** start Exercise inputs **

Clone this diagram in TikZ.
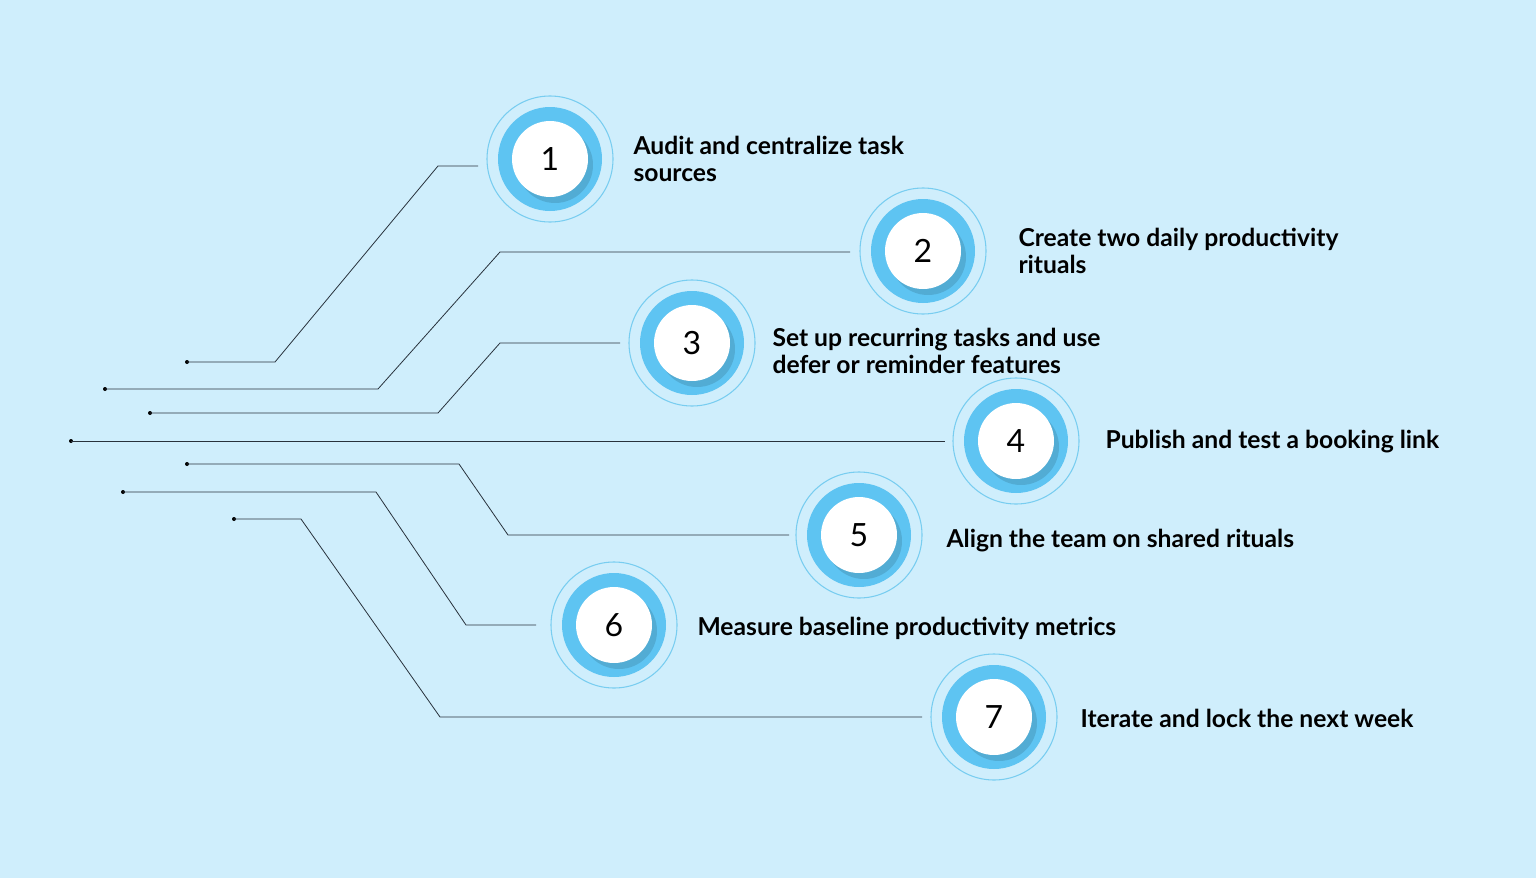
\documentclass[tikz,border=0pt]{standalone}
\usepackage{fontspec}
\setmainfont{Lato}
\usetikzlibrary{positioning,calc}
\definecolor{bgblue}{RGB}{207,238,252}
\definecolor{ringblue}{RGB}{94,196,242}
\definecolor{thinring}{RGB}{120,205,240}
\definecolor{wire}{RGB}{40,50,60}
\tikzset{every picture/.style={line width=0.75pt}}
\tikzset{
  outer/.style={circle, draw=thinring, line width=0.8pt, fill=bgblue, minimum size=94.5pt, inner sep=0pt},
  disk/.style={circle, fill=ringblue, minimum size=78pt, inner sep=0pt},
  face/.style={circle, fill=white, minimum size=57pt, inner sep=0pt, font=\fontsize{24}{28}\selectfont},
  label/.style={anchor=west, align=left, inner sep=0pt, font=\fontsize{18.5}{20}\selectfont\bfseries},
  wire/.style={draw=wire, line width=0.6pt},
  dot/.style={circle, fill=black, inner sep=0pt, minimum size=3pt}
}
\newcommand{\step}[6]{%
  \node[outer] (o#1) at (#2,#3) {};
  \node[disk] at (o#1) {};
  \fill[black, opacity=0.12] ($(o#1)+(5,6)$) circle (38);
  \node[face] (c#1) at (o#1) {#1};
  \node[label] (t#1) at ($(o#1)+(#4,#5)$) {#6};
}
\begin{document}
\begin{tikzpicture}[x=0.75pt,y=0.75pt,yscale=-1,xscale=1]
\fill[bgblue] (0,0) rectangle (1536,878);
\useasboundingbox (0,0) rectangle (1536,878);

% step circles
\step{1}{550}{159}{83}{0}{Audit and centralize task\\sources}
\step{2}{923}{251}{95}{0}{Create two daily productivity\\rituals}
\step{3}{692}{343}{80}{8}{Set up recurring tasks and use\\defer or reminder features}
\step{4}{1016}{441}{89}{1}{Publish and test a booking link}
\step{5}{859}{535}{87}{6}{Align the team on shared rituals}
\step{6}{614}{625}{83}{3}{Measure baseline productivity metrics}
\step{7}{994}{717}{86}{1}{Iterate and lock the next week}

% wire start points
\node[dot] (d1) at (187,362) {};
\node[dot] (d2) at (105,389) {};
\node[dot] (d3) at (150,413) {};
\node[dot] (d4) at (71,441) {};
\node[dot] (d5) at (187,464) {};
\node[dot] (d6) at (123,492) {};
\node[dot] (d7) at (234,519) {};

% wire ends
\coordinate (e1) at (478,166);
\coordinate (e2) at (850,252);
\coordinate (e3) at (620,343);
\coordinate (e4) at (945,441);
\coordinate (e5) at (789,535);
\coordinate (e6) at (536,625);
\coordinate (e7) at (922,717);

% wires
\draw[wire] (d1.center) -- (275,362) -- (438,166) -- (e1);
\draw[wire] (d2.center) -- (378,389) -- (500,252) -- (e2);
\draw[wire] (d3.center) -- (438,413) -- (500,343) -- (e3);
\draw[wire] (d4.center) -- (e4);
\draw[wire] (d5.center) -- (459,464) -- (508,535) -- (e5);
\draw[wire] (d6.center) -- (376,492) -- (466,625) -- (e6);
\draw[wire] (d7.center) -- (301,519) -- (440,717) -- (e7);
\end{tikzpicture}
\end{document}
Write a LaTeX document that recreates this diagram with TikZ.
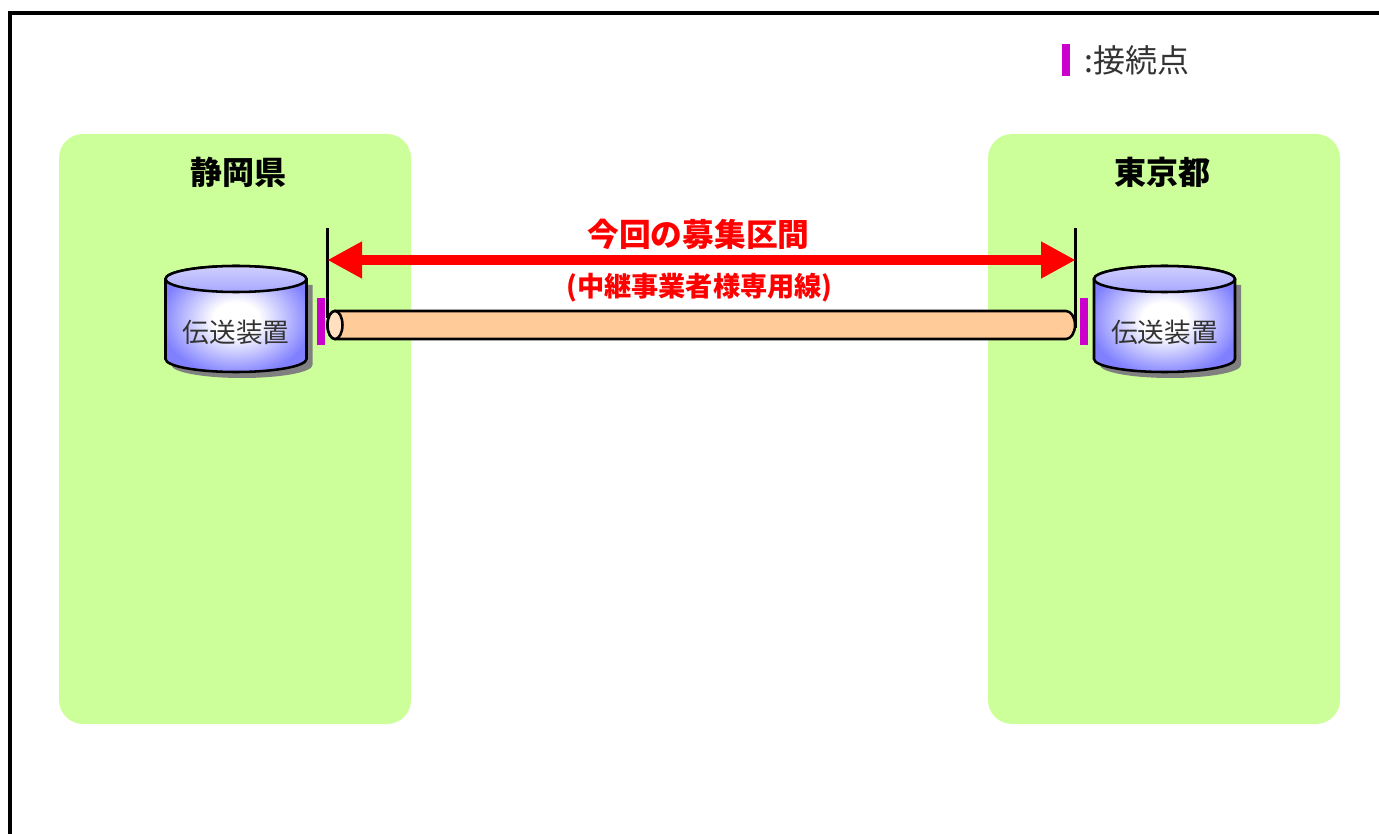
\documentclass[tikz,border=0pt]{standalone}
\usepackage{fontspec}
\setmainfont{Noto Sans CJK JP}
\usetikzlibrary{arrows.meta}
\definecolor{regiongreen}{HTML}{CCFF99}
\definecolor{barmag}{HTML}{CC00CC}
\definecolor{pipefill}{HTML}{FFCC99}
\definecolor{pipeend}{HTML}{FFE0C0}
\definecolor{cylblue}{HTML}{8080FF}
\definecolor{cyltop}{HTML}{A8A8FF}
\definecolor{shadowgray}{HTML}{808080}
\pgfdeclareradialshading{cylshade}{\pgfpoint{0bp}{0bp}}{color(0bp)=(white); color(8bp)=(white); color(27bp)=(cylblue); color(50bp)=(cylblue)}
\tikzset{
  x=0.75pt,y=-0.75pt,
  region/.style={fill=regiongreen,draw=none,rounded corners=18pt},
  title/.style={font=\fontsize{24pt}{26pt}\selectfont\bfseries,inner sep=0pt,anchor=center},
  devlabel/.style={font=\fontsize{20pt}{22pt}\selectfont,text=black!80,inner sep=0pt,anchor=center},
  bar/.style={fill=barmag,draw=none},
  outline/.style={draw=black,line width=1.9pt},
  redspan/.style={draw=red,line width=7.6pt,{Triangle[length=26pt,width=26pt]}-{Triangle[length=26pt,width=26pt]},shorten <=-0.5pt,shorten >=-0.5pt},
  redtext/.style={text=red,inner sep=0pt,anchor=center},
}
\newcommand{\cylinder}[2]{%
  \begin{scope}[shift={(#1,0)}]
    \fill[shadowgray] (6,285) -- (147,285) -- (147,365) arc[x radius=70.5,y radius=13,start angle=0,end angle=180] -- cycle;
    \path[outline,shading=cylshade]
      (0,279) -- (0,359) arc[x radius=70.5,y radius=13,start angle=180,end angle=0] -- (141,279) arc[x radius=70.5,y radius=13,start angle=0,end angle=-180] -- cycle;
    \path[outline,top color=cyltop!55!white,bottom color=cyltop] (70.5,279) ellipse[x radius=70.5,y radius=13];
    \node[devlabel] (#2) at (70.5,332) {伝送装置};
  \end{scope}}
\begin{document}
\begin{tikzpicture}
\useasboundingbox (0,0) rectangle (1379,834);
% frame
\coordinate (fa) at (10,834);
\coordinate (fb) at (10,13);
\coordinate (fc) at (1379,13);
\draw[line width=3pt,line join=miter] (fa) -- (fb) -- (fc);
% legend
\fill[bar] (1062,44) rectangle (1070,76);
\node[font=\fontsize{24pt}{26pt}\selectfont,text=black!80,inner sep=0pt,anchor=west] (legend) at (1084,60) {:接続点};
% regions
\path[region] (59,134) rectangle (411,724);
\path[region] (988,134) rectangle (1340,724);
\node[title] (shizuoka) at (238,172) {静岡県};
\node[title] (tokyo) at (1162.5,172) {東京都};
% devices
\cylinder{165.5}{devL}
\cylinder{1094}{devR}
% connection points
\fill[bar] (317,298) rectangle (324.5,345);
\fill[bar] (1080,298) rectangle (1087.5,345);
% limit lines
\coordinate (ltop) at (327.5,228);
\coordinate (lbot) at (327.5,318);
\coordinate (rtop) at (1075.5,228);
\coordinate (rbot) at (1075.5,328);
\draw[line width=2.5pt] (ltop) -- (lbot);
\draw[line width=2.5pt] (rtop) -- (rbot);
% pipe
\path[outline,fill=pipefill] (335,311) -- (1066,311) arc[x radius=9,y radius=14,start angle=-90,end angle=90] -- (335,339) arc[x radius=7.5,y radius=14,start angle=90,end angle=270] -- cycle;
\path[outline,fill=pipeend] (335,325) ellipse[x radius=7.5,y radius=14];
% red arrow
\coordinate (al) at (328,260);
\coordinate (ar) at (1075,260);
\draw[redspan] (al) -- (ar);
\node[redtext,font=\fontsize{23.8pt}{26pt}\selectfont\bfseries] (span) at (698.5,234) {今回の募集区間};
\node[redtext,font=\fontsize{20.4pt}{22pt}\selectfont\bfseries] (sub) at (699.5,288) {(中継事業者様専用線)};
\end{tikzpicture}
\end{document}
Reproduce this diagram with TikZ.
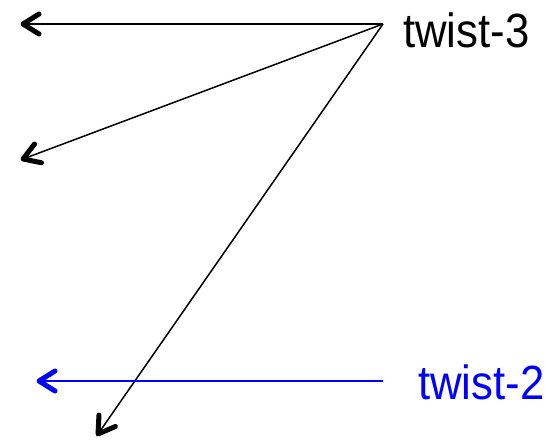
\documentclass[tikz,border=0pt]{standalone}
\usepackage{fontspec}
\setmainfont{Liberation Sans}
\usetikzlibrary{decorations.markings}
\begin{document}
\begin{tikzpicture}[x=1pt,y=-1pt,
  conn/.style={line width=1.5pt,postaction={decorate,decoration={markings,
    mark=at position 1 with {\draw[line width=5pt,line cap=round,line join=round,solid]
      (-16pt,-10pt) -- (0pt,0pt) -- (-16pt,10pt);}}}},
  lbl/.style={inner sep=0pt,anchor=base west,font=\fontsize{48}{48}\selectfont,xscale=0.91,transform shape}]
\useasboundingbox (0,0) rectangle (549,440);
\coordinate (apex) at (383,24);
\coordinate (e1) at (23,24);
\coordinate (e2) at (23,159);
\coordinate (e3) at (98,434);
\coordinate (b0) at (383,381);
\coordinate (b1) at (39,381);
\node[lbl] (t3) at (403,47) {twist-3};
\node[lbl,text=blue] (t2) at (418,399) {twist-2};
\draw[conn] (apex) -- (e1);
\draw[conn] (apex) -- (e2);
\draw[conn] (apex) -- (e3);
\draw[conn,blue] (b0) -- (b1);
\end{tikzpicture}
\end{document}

** end Exercise inputs **

Exercise prompt
Your output should consist solely of the lines from the line containing "Reproduce this diagram with TikZ." through the last line of the entries, verbatim, minus any pictures.

Written solution
Reproduce this diagram with TikZ.
\documentclass[tikz,border=0pt]{standalone}
\usepackage{fontspec}
\setmainfont{Liberation Sans}
\usetikzlibrary{decorations.markings}
\begin{document}
\begin{tikzpicture}[x=1pt,y=-1pt,
  conn/.style={line width=1.5pt,postaction={decorate,decoration={markings,
    mark=at position 1 with {\draw[line width=5pt,line cap=round,line join=round,solid]
      (-16pt,-10pt) -- (0pt,0pt) -- (-16pt,10pt);}}}},
  lbl/.style={inner sep=0pt,anchor=base west,font=\fontsize{48}{48}\selectfont,xscale=0.91,transform shape}]
\useasboundingbox (0,0) rectangle (549,440);
\coordinate (apex) at (383,24);
\coordinate (e1) at (23,24);
\coordinate (e2) at (23,159);
\coordinate (e3) at (98,434);
\coordinate (b0) at (383,381);
\coordinate (b1) at (39,381);
\node[lbl] (t3) at (403,47) {twist-3};
\node[lbl,text=blue] (t2) at (418,399) {twist-2};
\draw[conn] (apex) -- (e1);
\draw[conn] (apex) -- (e2);
\draw[conn] (apex) -- (e3);
\draw[conn,blue] (b0) -- (b1);
\end{tikzpicture}
\end{document}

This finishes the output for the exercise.